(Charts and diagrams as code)
>>
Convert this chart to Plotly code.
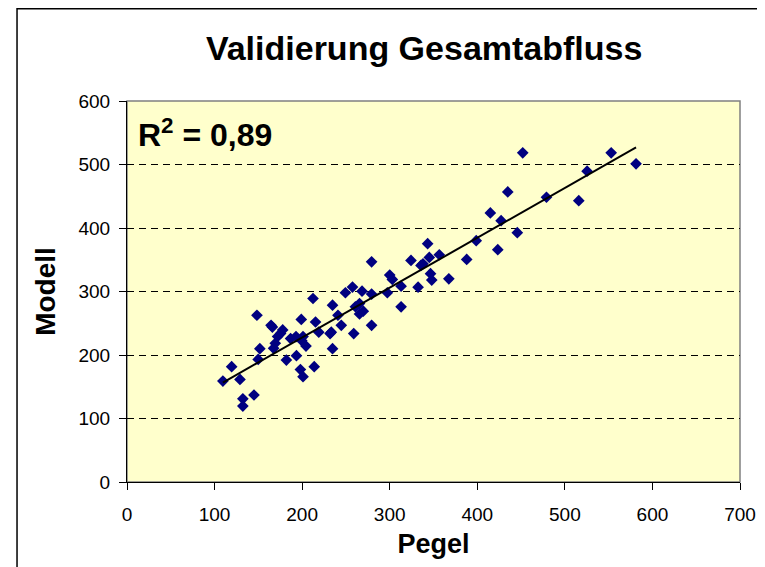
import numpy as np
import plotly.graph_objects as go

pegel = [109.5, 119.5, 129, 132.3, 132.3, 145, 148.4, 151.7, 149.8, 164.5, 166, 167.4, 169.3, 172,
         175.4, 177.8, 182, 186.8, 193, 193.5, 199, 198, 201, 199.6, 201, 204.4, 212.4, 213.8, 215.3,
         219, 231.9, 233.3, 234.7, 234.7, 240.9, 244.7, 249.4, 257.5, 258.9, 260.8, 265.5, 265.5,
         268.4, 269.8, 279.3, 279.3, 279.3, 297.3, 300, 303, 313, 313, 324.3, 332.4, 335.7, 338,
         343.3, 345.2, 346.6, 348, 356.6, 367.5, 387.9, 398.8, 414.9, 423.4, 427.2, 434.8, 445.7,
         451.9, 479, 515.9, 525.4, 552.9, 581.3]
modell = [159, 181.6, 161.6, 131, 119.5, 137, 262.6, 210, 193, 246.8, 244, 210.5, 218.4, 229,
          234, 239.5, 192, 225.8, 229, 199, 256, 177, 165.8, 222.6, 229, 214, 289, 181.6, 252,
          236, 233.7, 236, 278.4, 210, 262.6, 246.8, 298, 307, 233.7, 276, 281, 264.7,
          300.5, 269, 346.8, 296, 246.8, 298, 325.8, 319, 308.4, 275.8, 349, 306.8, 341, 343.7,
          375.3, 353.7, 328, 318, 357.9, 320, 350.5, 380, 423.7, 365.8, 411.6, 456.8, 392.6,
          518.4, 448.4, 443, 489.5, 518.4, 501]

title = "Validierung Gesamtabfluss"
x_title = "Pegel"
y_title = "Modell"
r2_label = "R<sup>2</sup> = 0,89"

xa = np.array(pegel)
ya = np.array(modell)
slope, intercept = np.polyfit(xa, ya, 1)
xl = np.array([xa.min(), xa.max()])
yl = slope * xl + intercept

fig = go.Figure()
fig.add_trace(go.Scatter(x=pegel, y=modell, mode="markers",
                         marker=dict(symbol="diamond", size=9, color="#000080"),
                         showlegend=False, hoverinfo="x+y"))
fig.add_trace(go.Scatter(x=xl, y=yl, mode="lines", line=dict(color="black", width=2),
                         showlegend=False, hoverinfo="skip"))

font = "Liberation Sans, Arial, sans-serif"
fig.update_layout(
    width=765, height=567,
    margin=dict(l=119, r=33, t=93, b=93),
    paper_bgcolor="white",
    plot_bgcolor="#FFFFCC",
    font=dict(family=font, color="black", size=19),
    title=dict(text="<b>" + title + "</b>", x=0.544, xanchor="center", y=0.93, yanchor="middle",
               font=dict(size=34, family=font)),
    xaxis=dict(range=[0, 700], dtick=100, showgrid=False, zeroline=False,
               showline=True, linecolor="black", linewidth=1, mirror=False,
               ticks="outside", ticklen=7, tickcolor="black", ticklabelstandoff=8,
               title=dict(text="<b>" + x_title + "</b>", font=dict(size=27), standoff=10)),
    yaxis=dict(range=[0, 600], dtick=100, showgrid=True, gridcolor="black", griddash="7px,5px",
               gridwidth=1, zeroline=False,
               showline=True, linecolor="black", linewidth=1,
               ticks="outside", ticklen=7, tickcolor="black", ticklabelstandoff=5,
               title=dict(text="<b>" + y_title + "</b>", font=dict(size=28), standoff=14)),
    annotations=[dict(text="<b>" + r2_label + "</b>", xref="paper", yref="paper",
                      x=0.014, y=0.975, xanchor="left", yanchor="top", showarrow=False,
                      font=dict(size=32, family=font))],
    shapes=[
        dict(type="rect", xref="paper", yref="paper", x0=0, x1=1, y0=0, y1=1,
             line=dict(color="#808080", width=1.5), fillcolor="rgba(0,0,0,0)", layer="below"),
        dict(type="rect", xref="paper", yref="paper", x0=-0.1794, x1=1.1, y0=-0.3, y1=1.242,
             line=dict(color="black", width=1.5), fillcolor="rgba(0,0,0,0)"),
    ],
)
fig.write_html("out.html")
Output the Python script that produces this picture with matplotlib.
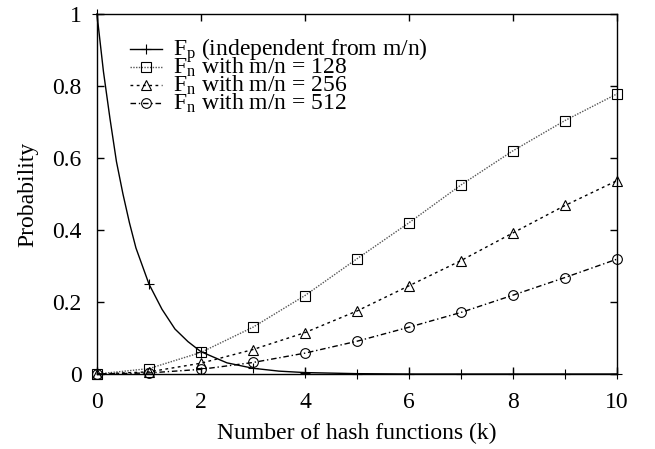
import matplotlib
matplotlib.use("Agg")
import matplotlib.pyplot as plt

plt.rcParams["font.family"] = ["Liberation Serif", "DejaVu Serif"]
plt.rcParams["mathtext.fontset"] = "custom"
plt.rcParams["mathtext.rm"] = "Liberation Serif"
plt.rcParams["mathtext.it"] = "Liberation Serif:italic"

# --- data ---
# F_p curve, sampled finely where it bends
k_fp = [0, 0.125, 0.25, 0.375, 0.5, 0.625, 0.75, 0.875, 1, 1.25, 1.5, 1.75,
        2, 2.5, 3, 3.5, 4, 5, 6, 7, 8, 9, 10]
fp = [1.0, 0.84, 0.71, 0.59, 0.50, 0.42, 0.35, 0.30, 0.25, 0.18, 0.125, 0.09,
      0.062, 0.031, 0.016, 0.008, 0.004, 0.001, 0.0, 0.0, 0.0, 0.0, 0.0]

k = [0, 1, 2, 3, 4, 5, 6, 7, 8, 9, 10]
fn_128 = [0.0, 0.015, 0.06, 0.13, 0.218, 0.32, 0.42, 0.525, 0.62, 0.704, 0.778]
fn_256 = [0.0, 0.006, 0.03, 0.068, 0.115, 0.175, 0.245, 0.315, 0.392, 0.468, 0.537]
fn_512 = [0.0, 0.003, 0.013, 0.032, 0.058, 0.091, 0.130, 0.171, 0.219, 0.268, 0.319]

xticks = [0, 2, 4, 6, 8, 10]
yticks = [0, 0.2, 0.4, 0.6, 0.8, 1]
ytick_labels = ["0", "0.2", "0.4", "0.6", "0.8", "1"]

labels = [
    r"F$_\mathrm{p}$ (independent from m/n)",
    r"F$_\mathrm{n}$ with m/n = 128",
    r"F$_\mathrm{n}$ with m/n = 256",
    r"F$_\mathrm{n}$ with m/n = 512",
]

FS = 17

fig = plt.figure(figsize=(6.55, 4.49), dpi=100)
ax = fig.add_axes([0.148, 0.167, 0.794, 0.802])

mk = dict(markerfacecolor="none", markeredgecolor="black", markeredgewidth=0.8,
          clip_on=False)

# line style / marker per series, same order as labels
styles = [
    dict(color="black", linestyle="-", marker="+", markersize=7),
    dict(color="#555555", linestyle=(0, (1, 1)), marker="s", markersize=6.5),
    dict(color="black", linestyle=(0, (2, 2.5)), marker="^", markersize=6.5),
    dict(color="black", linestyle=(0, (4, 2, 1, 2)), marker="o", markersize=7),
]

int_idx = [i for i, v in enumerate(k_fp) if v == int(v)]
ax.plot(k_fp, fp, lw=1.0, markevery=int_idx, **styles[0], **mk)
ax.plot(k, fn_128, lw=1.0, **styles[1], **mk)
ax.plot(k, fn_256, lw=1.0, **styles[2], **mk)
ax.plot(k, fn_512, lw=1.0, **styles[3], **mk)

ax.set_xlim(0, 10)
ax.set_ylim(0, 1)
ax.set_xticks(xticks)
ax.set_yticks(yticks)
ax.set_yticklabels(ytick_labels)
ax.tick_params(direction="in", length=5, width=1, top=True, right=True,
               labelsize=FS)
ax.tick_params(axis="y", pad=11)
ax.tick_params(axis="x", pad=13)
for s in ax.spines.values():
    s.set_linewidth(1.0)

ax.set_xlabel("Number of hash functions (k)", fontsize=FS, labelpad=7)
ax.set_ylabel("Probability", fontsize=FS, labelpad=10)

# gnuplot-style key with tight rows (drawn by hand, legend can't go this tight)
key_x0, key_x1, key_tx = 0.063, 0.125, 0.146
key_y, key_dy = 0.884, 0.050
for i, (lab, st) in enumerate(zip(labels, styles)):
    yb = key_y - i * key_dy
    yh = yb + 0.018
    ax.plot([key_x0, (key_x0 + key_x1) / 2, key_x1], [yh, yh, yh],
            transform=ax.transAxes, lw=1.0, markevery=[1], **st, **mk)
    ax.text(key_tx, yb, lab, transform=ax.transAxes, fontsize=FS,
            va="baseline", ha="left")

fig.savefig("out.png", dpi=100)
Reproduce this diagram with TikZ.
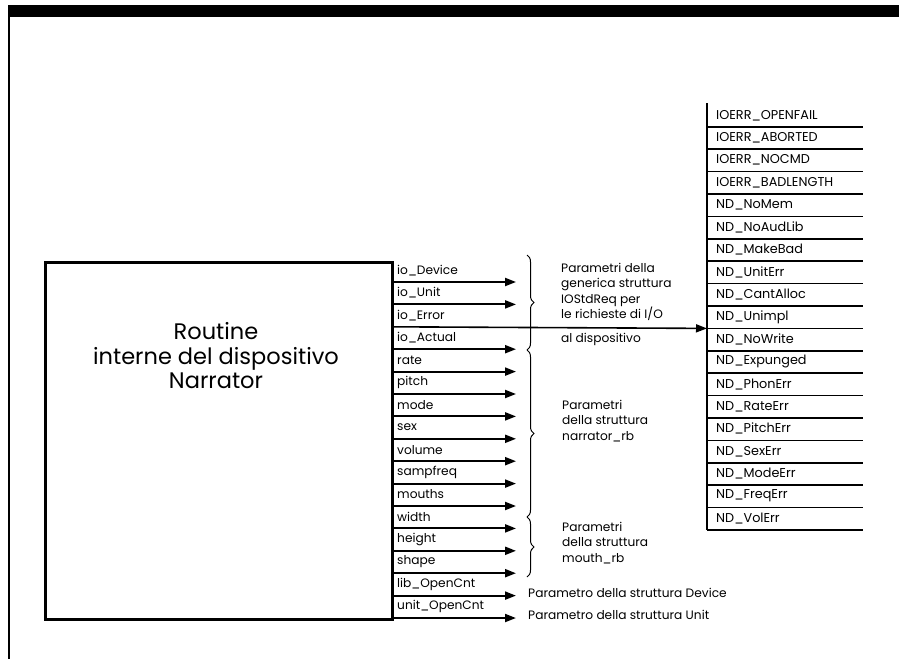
<<
Instruction ->
Go back to the entries above and restate word for word every line from the first through the one that contains "518.4, 448.4, 443, 489.5, 518.4, 501]", leaving the pictures behind.

Answer for the task ->
Convert this chart to Plotly code.
import numpy as np
import plotly.graph_objects as go

pegel = [109.5, 119.5, 129, 132.3, 132.3, 145, 148.4, 151.7, 149.8, 164.5, 166, 167.4, 169.3, 172,
         175.4, 177.8, 182, 186.8, 193, 193.5, 199, 198, 201, 199.6, 201, 204.4, 212.4, 213.8, 215.3,
         219, 231.9, 233.3, 234.7, 234.7, 240.9, 244.7, 249.4, 257.5, 258.9, 260.8, 265.5, 265.5,
         268.4, 269.8, 279.3, 279.3, 279.3, 297.3, 300, 303, 313, 313, 324.3, 332.4, 335.7, 338,
         343.3, 345.2, 346.6, 348, 356.6, 367.5, 387.9, 398.8, 414.9, 423.4, 427.2, 434.8, 445.7,
         451.9, 479, 515.9, 525.4, 552.9, 581.3]
modell = [159, 181.6, 161.6, 131, 119.5, 137, 262.6, 210, 193, 246.8, 244, 210.5, 218.4, 229,
          234, 239.5, 192, 225.8, 229, 199, 256, 177, 165.8, 222.6, 229, 214, 289, 181.6, 252,
          236, 233.7, 236, 278.4, 210, 262.6, 246.8, 298, 307, 233.7, 276, 281, 264.7,
          300.5, 269, 346.8, 296, 246.8, 298, 325.8, 319, 308.4, 275.8, 349, 306.8, 341, 343.7,
          375.3, 353.7, 328, 318, 357.9, 320, 350.5, 380, 423.7, 365.8, 411.6, 456.8, 392.6,
          518.4, 448.4, 443, 489.5, 518.4, 501]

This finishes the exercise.